▶ _INSTRUCTIONS TO FOLLOW_
Starting at the line that contains "Write a Python" and stopping after the line that contains "extreme_val = [24.84]", copy the lines exactly. Pictures are left out.

┏━━

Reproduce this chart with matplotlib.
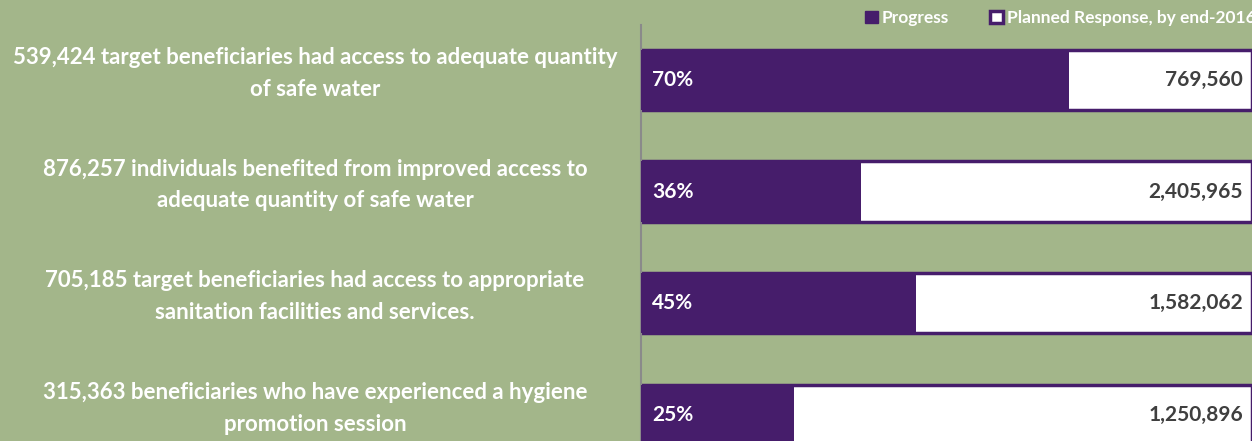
import matplotlib.pyplot as plt
from matplotlib.patches import Patch
from matplotlib.transforms import blended_transform_factory

labels = ["539,424 target beneficiaries had access to adequate quantity\nof safe water",
          "876,257 individuals benefited from improved access to\nadequate quantity of safe water",
          "705,185 target beneficiaries had access to appropriate\nsanitation facilities and services.",
          "315,363 beneficiaries who have experienced a hygiene\npromotion session"]
progress = [0.70, 0.36, 0.45, 0.25]
pct_text = ["70%", "36%", "45%", "25%"]
planned = ["769,560", "2,405,965", "1,582,062", "1,250,896"]

bg = "#a3b68a"
purple = "#461d6b"
plt.rcParams['font.family'] = ['Lato', 'DejaVu Sans']

fig = plt.figure(figsize=(12.52, 4.41), dpi=100, facecolor=bg)
ax = fig.add_axes([641/1252, 0, 1 - 641/1252, (441-25)/441])
ax.set_facecolor(bg)

ypos = list(range(len(labels)))
# planned (full) bars, white with purple border
ax.barh(ypos, [1.0]*len(ypos), height=0.54, color="white", edgecolor=purple, linewidth=2.5, zorder=2)
ax.barh(ypos, progress, height=0.54, color=purple, edgecolor=purple, linewidth=0, zorder=3)

trans = blended_transform_factory(fig.transFigure, ax.transData)
for i in ypos:
    ax.text(0.018, i, pct_text[i], color="white", fontsize=15, fontweight="bold",
            va="center", ha="left", zorder=4)
    ax.text(0.985, i, planned[i], color="#3f3f3f", fontsize=15, fontweight="bold",
            va="center", ha="right", zorder=4)
    # category labels on the left side of the figure
    ax.text(315/1252, i - 0.06, labels[i], transform=trans,
            color="white", fontsize=16, fontweight="bold", ha="center", va="center",
            linespacing=1.62)

ax.set_xlim(0, 1)
ax.set_ylim(3.233, -0.492)
ax.set_xticks([])
ax.set_yticks([])
for s in ["top", "right", "bottom"]:
    ax.spines[s].set_visible(False)
ax.spines["left"].set_color("#8a8a8a")
ax.spines["left"].set_linewidth(1.5)

handles = [Patch(facecolor=purple, edgecolor=purple, label="Progress"),
           Patch(facecolor="white", edgecolor=purple, linewidth=2.5, label="Planned Response, by end-2016")]
leg = fig.legend(handles=handles, loc="center left", bbox_to_anchor=(865/1252, 1 - 18/441), ncol=2,
                 frameon=False, handlelength=0.75, handleheight=0.75, handletextpad=0.2,
                 columnspacing=2.4, borderpad=0, borderaxespad=0, prop={"weight": "bold", "size": 12.5})
for t in leg.get_texts():
    t.set_color("white")

fig.savefig("out.png", dpi=100, facecolor=bg)
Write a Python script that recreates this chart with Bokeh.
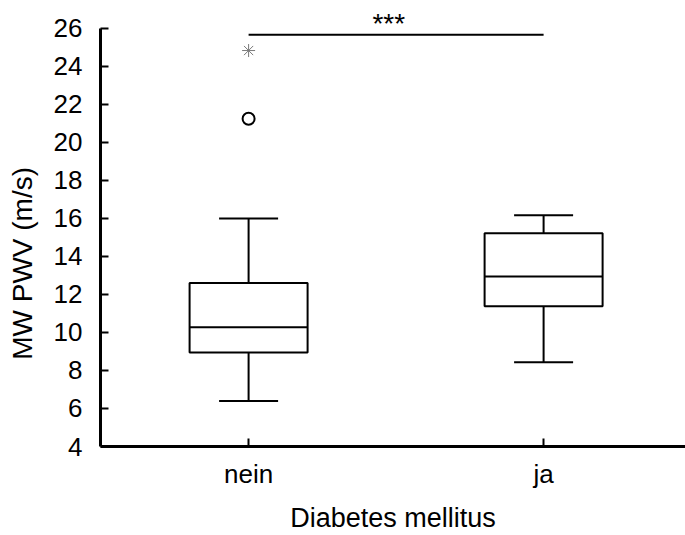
from bokeh.plotting import figure
from bokeh.models import FixedTicker, LinearAxis, ColumnDataSource
from bokeh.core.properties import value
from bokeh.embed import file_html
from bokeh.resources import INLINE

# Pulse wave velocity by diabetes status
categories = ["nein", "ja"]
whisker_low = [6.4, 8.44]
q1 = [8.95, 11.38]
median = [10.28, 12.95]
q3 = [12.6, 15.23]
whisker_high = [16.0, 16.17]

# outliers (circle) and extreme values (asterisk)
outlier_cat = ["nein"]
outlier_val = [21.25]
extreme_cat = ["nein"]
extreme_val = [24.84]

# significance bracket between groups
sig_from, sig_to = "nein", "ja"
sig_level = 25.67
sig_text = "***"

y_ticks = list(range(4, 27, 2))
y_min, y_max = 4, 26

FONT = "Liberation Sans"
pos = {c: i + 1 for i, c in enumerate(categories)}
xs = [pos[c] for c in categories]
box_half = 0.2
cap_half = 0.1

p = figure(width=685, height=535, output_backend="svg", toolbar_location=None,
           x_range=(0.498, 2.481), y_range=(y_min, 27.368),
           min_border_left=100, min_border_right=0, min_border_top=2,
           min_border_bottom=89, background_fill_color="white",
           border_fill_color="white", outline_line_color=None)
p.xgrid.visible = False
p.ygrid.visible = False

src = ColumnDataSource(dict(
    x=xs,
    left=[x - box_half for x in xs], right=[x + box_half for x in xs],
    cl=[x - cap_half for x in xs], cr=[x + cap_half for x in xs],
    lo=whisker_low, q1=q1, med=median, q3=q3, hi=whisker_high))

# whiskers and caps
p.segment("x", "lo", "x", "q1", source=src, line_color="black", line_width=2)
p.segment("x", "q3", "x", "hi", source=src, line_color="black", line_width=2)
p.segment("cl", "lo", "cr", "lo", source=src, line_color="black", line_width=2)
p.segment("cl", "hi", "cr", "hi", source=src, line_color="black", line_width=2)
# boxes and medians
p.quad(left="left", right="right", bottom="q1", top="q3", source=src,
       fill_color="white", line_color="black", line_width=2)
p.segment("left", "med", "right", "med", source=src, line_color="black", line_width=2)

p.scatter([pos[c] for c in outlier_cat], outlier_val, marker="circle", size=12,
          fill_color="white", line_color="black", line_width=2)
p.scatter([pos[c] for c in extreme_cat], extreme_val, marker="asterisk", size=13,
          line_color="#7a7a7a", line_width=1)

# significance line and stars
p.segment([pos[sig_from]], [sig_level], [pos[sig_to]], [sig_level],
          line_color="black", line_width=2)
p.text(x=[(pos[sig_from] + pos[sig_to]) / 2 - 0.025], y=[26.27], text=[sig_text],
       text_font=value(FONT), text_font_size="28px", text_align="center",
       text_baseline="alphabetic", text_color="black")

# axes
for ax in (p.xaxis[0], p.yaxis[0]):
    ax.axis_line_width = 3
    ax.axis_line_color = "black"
    ax.major_tick_line_width = 2
    ax.major_tick_in = 8
    ax.major_tick_out = 0
    ax.minor_tick_line_color = None
    ax.major_label_text_font = FONT
    ax.major_label_text_font_size = "26px"
    ax.major_label_text_color = "black"

p.yaxis.ticker = FixedTicker(ticks=y_ticks)
p.yaxis.bounds = (y_min, y_max)
p.yaxis.major_label_standoff = 18
p.xaxis.ticker = FixedTicker(ticks=xs)
p.xaxis.major_label_overrides = {x: c for x, c in zip(xs, categories)}
p.xaxis.major_label_standoff = 12
p.xaxis.axis_label = "Diabetes mellitus"
p.xaxis.axis_label_standoff = 11
p.xaxis.axis_label_text_font = FONT
p.xaxis.axis_label_text_font_size = "27px"
p.xaxis.axis_label_text_font_style = "normal"
p.xaxis.axis_label_text_color = "black"

# outer left axis carrying only the y title; trailing no-break spaces
# move the visible text down towards the lower part of the axis
title_axis = LinearAxis(ticker=FixedTicker(ticks=[]),
                        axis_line_color=None, major_tick_line_color=None,
                        minor_tick_line_color=None,
                        axis_label="MW PWV (m/s)" + "\u00a0" * 10,
                        axis_label_standoff=13,
                        axis_label_text_font=FONT, axis_label_text_font_size="28px",
                        axis_label_text_font_style="normal",
                        axis_label_text_color="black")
p.add_layout(title_axis, "left")

open("out.html", "w").write(file_html(p, INLINE))
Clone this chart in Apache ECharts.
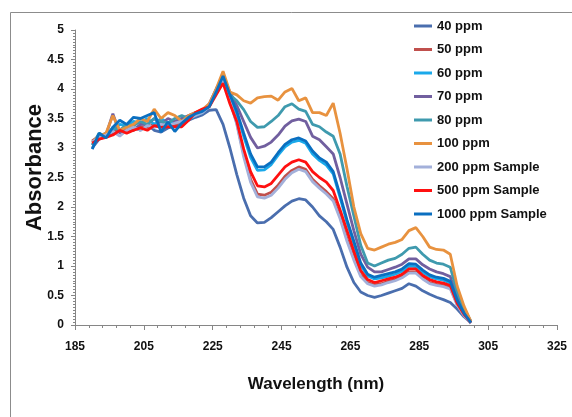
<!DOCTYPE html>
<html>
<head>
<meta charset="utf-8">
<script src="https://cdn.jsdelivr.net/npm/echarts@6/dist/echarts.min.js"></script>
<style>
  html, body { margin: 0; padding: 0; background: #fff; }
  #chart { width: 572px; height: 417px; }
</style>
</head>
<body>
<div id="chart"></div>
<script>
// wavelength (nm) of every sample
const wavelengths = [190, 192, 194, 196, 198, 200, 202, 204, 206, 208, 210, 212, 214, 216, 218, 220, 222, 224, 226,
  228, 230, 232, 234, 236, 238, 240, 242, 244, 246, 248, 250, 252, 254, 256, 258, 260, 262, 264, 266, 268,
  270, 272, 274, 276, 278, 280, 282, 284, 286, 288, 290, 292, 294, 296, 298, 300]

const seriesNames = ['40 ppm', '50 ppm', '60 ppm', '70 ppm', '80 ppm', '100 ppm', '200 ppm Sample', '500 ppm Sample', '1000 ppm Sample']
const colors = ['#4a6eae', '#c0504d', '#1aa9ea', '#715f9f', '#3f9aae', '#e8923f', '#a3b0da', '#ff1010', '#0a6fc0']

const ppm40 = [3.0, 3.15, 3.2, 3.25, 3.3, 3.3, 3.35, 3.3, 3.4, 3.3, 3.27, 3.34, 3.37, 3.4, 3.47, 3.52, 3.56, 3.64, 3.65,
  3.4, 3.0, 2.55, 2.15, 1.85, 1.73, 1.74, 1.82, 1.92, 2.02, 2.1, 2.14, 2.12, 2.0, 1.85, 1.75, 1.62, 1.32, 0.98, 0.72, 0.56,
  0.5, 0.47, 0.5, 0.54, 0.58, 0.62, 0.7, 0.66, 0.58, 0.52, 0.47, 0.43, 0.38, 0.27, 0.14, 0.04]
const ppm50 = [3.12, 3.2, 3.25, 3.3, 3.28, 3.32, 3.3, 3.36, 3.35, 3.4, 3.36, 3.4, 3.4, 3.45, 3.5, 3.56, 3.62, 3.72, 3.96,
  4.2, 3.82, 3.42, 2.9, 2.47, 2.22, 2.2, 2.25, 2.37, 2.52, 2.62, 2.68, 2.64, 2.47, 2.36, 2.26, 2.14, 1.84, 1.46, 1.14, 0.85,
  0.72, 0.68, 0.7, 0.74, 0.77, 0.82, 0.9, 0.9, 0.8, 0.72, 0.69, 0.67, 0.63, 0.35, 0.17, 0.03]
const ppm60 = [3.05, 3.2, 3.25, 3.3, 3.4, 3.38, 3.45, 3.42, 3.5, 3.4, 3.5, 3.42, 3.45, 3.5, 3.48, 3.55, 3.6, 3.72, 3.95,
  4.2, 3.88, 3.58, 3.2, 2.84, 2.62, 2.63, 2.72, 2.88, 3.02, 3.1, 3.13, 3.08, 2.9, 2.79, 2.71, 2.56, 2.16, 1.74, 1.38, 1.01,
  0.83, 0.78, 0.8, 0.83, 0.86, 0.91, 1.0, 0.99, 0.89, 0.82, 0.78, 0.76, 0.71, 0.4, 0.19, 0.04]
const ppm70 = [3.1, 3.2, 3.22, 3.58, 3.25, 3.35, 3.3, 3.4, 3.4, 3.5, 3.4, 3.5, 3.45, 3.5, 3.55, 3.6, 3.62, 3.75, 4.0,
  4.22, 3.95, 3.72, 3.45, 3.18, 3.0, 3.03, 3.1, 3.22, 3.37, 3.46, 3.49, 3.45, 3.2, 3.14, 3.02, 2.9, 2.5, 2.05, 1.6, 1.2,
  0.98, 0.9, 0.9, 0.94, 0.98, 1.03, 1.12, 1.12, 1.02, 0.95, 0.9, 0.87, 0.82, 0.47, 0.24, 0.05]
const ppm80 = [3.05, 3.25, 3.2, 3.35, 3.3, 3.4, 3.38, 3.45, 3.4, 3.5, 3.45, 3.42, 3.5, 3.55, 3.5, 3.6, 3.62, 3.72, 3.98,
  4.22, 3.9, 3.8, 3.65, 3.45, 3.35, 3.36, 3.45, 3.55, 3.7, 3.75, 3.66, 3.62, 3.4, 3.36, 3.27, 3.2, 2.9, 2.35, 1.85, 1.35,
  1.05, 1.0, 1.05, 1.1, 1.13, 1.2, 1.3, 1.32, 1.2, 1.1, 1.05, 1.03, 0.98, 0.56, 0.28, 0.06]
const ppm100 = [3.1, 3.2, 3.25, 3.55, 3.3, 3.35, 3.4, 3.5, 3.45, 3.66, 3.5, 3.6, 3.55, 3.45, 3.55, 3.6, 3.65, 3.75, 4.0,
  4.3, 3.95, 3.9, 3.8, 3.76, 3.85, 3.87, 3.88, 3.81, 3.95, 4.01, 3.8, 3.85, 3.6, 3.6, 3.55, 3.76, 3.25, 2.65, 2.0, 1.55,
  1.3, 1.27, 1.32, 1.37, 1.4, 1.45, 1.6, 1.65, 1.5, 1.32, 1.28, 1.27, 1.2, 0.66, 0.32, 0.06]
const sample200 = [3.1, 3.18, 3.22, 3.28, 3.2, 3.3, 3.35, 3.3, 3.38, 3.35, 3.4, 3.38, 3.42, 3.45, 3.5, 3.55, 3.6, 3.7, 3.95,
  4.18, 3.8, 3.4, 2.85, 2.42, 2.17, 2.15, 2.2, 2.32, 2.47, 2.58, 2.64, 2.6, 2.43, 2.32, 2.22, 2.1, 1.8, 1.42, 1.1, 0.82,
  0.7, 0.66, 0.68, 0.72, 0.75, 0.8, 0.88, 0.88, 0.78, 0.7, 0.67, 0.65, 0.61, 0.34, 0.16, 0.03]
const sample500 = [3.08, 3.15, 3.18, 3.22, 3.3, 3.25, 3.3, 3.34, 3.3, 3.38, 3.35, 3.36, 3.36, 3.36, 3.47, 3.6, 3.66, 3.7, 3.9,
  4.1, 3.75, 3.45, 2.98, 2.6, 2.36, 2.34, 2.4, 2.54, 2.68, 2.76, 2.8, 2.76, 2.6, 2.5, 2.42, 2.28, 1.95, 1.6, 1.25, 0.92,
  0.77, 0.72, 0.75, 0.78, 0.81, 0.86, 0.95, 0.95, 0.84, 0.77, 0.73, 0.71, 0.67, 0.37, 0.18, 0.04]
const sample1000 = [2.98, 3.25, 3.17, 3.35, 3.47, 3.4, 3.52, 3.5, 3.55, 3.6, 3.27, 3.44, 3.28, 3.42, 3.52, 3.58, 3.62, 3.7, 3.95,
  4.22, 3.9, 3.62, 3.25, 2.9, 2.68, 2.68, 2.76, 2.92, 3.06, 3.14, 3.17, 3.12, 2.95, 2.83, 2.76, 2.6, 2.2, 1.78, 1.42, 1.05,
  0.86, 0.81, 0.84, 0.87, 0.9, 0.95, 1.04, 1.03, 0.93, 0.85, 0.81, 0.79, 0.74, 0.42, 0.2, 0.04]

const seriesValues = [ppm40, ppm50, ppm60, ppm70, ppm80, ppm100, sample200, sample500, sample1000]

// axis ticks
const xTicks = [185, 205, 225, 245, 265, 285, 305, 325]
const xMinorTicks = []
for (let v = 185; v <= 325; v += 4) xMinorTicks.push(v)

const FONT = "'Liberation Sans', Arial, sans-serif"
const axisGray = '#868686'

const chart = echarts.init(document.getElementById('chart'))

const option = {
  animation: false,
  backgroundColor: '#fff',
  color: colors,
  textStyle: { fontFamily: FONT },
  // 外框
  graphic: [{
    type: 'rect',
    shape: { x: 10.5, y: 12.5, width: 600, height: 450 },
    style: { fill: 'none', stroke: '#8c8c8c', lineWidth: 1 },
    silent: true
  }],
  legend: {
    orient: 'vertical',
    left: 409,
    top: 13,
    icon: 'rect',
    itemWidth: 18,
    itemHeight: 3,
    itemGap: 7.5,
    textStyle: { fontFamily: FONT, fontSize: 13, fontWeight: 'bold', color: '#111', lineHeight: 16 },
    data: seriesNames
  },
  grid: { left: 75, right: 15, top: 30, bottom: 92 },
  xAxis: [{
    type: 'value',
    min: 185,
    max: 325,
    name: 'Wavelength (nm)',
    nameLocation: 'middle',
    nameGap: 51,
    nameTextStyle: { fontFamily: FONT, fontSize: 17, fontWeight: 'bold', color: '#111' },
    axisLine: { lineStyle: { color: axisGray } },
    axisTick: { customValues: xTicks, length: 5, lineStyle: { color: axisGray } },
    axisLabel: { customValues: xTicks, fontSize: 12, fontWeight: 'bold', color: '#111', margin: 16 },
    splitLine: { show: false }
  }, {
    // 次刻度
    type: 'value',
    min: 185,
    max: 325,
    position: 'bottom',
    axisLine: { show: false },
    axisTick: { customValues: xMinorTicks, length: 3, lineStyle: { color: axisGray } },
    axisLabel: { show: false },
    splitLine: { show: false }
  }],
  yAxis: {
    type: 'value',
    min: 0,
    max: 5,
    interval: 0.5,
    name: 'Absorbance',
    nameLocation: 'middle',
    nameGap: 29,
    nameMoveOverlap: false,
    nameTextStyle: { fontFamily: FONT, fontSize: 22, fontWeight: 'bold', color: '#111', padding: [0, 0, 0, 20] },
    axisLine: { show: true, lineStyle: { color: axisGray } },
    axisTick: { show: true, length: 4, lineStyle: { color: axisGray } },
    minorTick: { show: true, splitNumber: 10, length: 2, lineStyle: { color: axisGray } },
    axisLabel: { fontSize: 12, fontWeight: 'bold', color: '#111', margin: 11 },
    splitLine: { show: false }
  },
  series: seriesNames.map((name, i) => ({
    name: name,
    type: 'line',
    showSymbol: false,
    symbol: 'none',
    lineStyle: { width: 2.8, color: colors[i] },
    itemStyle: { color: colors[i] },
    data: wavelengths.map((w, j) => [w, seriesValues[i][j]])
  }))
}

chart.setOption(option)
</script>
</body>
</html>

┗━━

▶ _TASK ANSWER_
Write a Python script that recreates this chart with Bokeh.
from bokeh.plotting import figure
from bokeh.models import FixedTicker, LinearAxis, ColumnDataSource
from bokeh.core.properties import value
from bokeh.embed import file_html
from bokeh.resources import INLINE

# Pulse wave velocity by diabetes status
categories = ["nein", "ja"]
whisker_low = [6.4, 8.44]
q1 = [8.95, 11.38]
median = [10.28, 12.95]
q3 = [12.6, 15.23]
whisker_high = [16.0, 16.17]

# outliers (circle) and extreme values (asterisk)
outlier_cat = ["nein"]
outlier_val = [21.25]
extreme_cat = ["nein"]
extreme_val = [24.84]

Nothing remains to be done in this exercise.